# Novel ways to start and grow plants video



## RadishRose (Mar 3, 2020)




----------



## RubyK (Mar 3, 2020)

What a neat video! I enjoyed watching it. Have you tried growing any of those seeds? I don't have enough sun now to try it, but will do so in the summer.

Thanks for posting it.


----------



## RadishRose (Mar 3, 2020)

RubyK said:


> What a neat video! I enjoyed watching it. Have you tried growing any of those seeds? I don't have enough sun now to try it, but will do so in the summer.
> 
> Thanks for posting it.


@RubyK , no I haven't. I used to  be a crazy plant-lady back when we had the house, but never got enough light after that. I only do a few few shady pots on the deck and one or two in the house.

Glad you liked the vid!
Happy growing!
☘


----------



## Ruth n Jersey (Mar 3, 2020)

Wow! RadishRose,I was all over that video. I absolutely love the plant hanger idea. 
I've tried a couple already but I'm not going to bury the hubby's bananas to grow a plant. He'd have a fit. .


----------



## RadishRose (Mar 3, 2020)

Ruth n Jersey said:


> Wow! RadishRose,I was all over that video. I absolutely love the plant hanger idea.
> I've tried a couple already but I'm not going to bury the hubby's bananas to grow a plant. He'd have a fit. .
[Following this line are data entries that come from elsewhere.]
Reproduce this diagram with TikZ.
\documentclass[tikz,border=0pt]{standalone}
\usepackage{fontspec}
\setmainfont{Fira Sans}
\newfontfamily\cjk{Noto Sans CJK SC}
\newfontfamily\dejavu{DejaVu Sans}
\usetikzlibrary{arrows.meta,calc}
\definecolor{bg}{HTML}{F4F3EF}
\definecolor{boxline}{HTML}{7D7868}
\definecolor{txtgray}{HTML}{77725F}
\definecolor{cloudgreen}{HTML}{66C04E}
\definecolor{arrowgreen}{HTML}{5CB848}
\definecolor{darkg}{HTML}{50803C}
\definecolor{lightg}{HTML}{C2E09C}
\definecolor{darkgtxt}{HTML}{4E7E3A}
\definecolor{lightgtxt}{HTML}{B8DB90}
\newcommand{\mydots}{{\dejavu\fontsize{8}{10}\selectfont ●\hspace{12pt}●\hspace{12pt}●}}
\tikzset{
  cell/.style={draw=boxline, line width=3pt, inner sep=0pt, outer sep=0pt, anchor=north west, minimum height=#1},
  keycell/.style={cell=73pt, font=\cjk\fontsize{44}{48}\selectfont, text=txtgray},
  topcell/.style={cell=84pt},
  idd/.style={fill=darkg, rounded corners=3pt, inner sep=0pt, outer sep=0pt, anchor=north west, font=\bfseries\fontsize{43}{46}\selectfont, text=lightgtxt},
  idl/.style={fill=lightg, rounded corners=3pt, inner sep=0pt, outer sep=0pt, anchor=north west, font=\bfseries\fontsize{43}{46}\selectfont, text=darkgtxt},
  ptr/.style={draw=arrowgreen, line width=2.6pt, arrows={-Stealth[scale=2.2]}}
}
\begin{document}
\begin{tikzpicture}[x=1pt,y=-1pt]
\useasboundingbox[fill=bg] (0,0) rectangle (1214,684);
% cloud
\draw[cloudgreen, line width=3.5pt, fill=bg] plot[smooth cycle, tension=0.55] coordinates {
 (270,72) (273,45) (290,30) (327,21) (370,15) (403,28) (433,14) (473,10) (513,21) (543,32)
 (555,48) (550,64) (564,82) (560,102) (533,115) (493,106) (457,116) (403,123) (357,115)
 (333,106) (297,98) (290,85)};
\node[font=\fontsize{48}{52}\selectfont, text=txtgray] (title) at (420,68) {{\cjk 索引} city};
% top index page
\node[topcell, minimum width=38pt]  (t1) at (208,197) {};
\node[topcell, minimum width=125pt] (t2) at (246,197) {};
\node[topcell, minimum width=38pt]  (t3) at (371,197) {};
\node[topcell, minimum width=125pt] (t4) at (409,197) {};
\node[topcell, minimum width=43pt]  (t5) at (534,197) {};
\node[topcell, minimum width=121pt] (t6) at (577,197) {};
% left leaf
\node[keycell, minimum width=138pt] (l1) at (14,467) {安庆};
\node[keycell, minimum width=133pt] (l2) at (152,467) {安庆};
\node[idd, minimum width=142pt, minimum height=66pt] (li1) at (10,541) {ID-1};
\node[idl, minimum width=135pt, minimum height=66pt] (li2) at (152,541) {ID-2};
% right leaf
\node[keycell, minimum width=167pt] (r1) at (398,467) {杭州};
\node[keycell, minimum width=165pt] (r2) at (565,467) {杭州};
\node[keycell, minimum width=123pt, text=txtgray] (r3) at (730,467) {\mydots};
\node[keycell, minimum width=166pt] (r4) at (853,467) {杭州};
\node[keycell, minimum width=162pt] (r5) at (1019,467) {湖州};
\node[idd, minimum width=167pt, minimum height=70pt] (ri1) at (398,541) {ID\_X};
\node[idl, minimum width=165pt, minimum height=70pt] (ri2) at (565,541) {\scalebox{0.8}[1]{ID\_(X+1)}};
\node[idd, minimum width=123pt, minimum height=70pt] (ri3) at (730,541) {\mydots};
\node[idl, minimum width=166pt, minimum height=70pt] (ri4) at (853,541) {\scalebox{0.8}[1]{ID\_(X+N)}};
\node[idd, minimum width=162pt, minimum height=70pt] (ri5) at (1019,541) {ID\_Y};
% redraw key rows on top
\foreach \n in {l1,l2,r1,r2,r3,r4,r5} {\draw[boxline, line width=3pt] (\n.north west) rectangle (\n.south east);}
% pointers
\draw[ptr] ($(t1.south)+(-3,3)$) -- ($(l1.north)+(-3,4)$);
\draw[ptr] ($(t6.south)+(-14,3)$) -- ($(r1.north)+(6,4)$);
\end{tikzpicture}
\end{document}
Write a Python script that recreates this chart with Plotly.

Ruth, I actually thought of you when I saw it. Glad you like it!


----------



## Catlady (Mar 3, 2020)

WOW, @RadishRose , what an amazing video, I'm bookmarking!  I can't do a lot of the stuff because I have cats, but plan on using my macrame skills to make a couple of planters to hang from the ceiling.  I want to grow some herbs.  And I love the green onion idea.  It gets awfully hot outside, so may work only in the spring and fall for the other ideas.  THANKS!


----------



## RadishRose (Mar 3, 2020)

Catlady said:


> WOW, @RadishRose , what an amazing video, I'm bookmarking!  I can't do a lot of the stuff because I have cats, but plan on using my macrame skills to make a couple of planters to hang from the ceiling.  I want to grow some herbs.  And I love the green onion idea.  It gets awfully hot outside, so may work only in the spring and fall for the other ideas.  THANKS!


You're welcome!


----------



## toffee (Mar 3, 2020)

loved the vid --- gonna try some of it for sure ….


----------



## applecruncher (Mar 3, 2020)

Great video!  Hair from brush has nutrients for plants. 
Never heard that...wow.


----------



## JustBonee (Mar 3, 2020)

Great ideas!   ... must give some of those a  try.


----------



## Catlady (Mar 3, 2020)

applecruncher said:


> Great video!  Hair from brush has nutrients for plants.
> Never heard that...wow.


And growing seeds in egg shells?  And the potato used as food for that plant.   Loved the green onion idea.  I won't bother growing avocado and other trees, too hot here.  Lavender, wow!  I truly enjoyed the video with out-of-the-box ideas.


----------